I apologise, that i bother you with questions, that are not entirely
Debian specific. I don't know any better place to ask those questions.
If someone here could point a newbie like me to right direction, it
would be very much appreciated.

I have a task to set up a file server. I have very small budget but
quite high demands for data integrity. I must do everything possible to
ensure, that i can recover data after hardware or user failures.
The performance of the computer is not very important.
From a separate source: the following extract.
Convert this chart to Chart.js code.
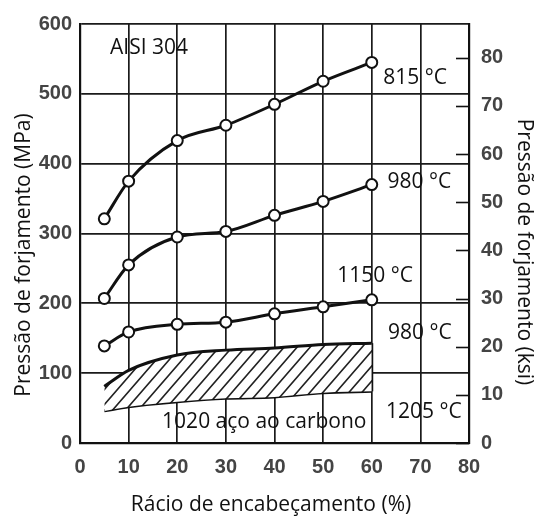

There is no way i could buy expensive hardware (SCSI and tape drives are
really not an option). I think i can afford two or three IDE disks. So
here is my plan.

I buy two smaller (and cheaper) IDE disks and use them in RAID-1 array.
I hope that this gives me good protection against hardware failures. If
one disk fails, then other will still have my data intact, right? The
main question is, that how good is the software RAID, when one drive is
not lost completely, but it starts to have more and more bad blocks?
Will the RAID-1 protect me from data corruption in that case? Any

I know, i still have to take backups, because the RAID and mirroring
won't protect me against other types of failures. I was thinking about
using a separate much bigger IDE disk for backups. If the backup drive
would be 7 times bigger than those smaller disks, then i could take a
full backup every weekday and have seven copies of my data, every copy
taken in different time. This gives me maximum one week to react to data
loss or corruption and if i accidently deleted wrong files, i would
could restore them from backup, that is not older than 24 hours.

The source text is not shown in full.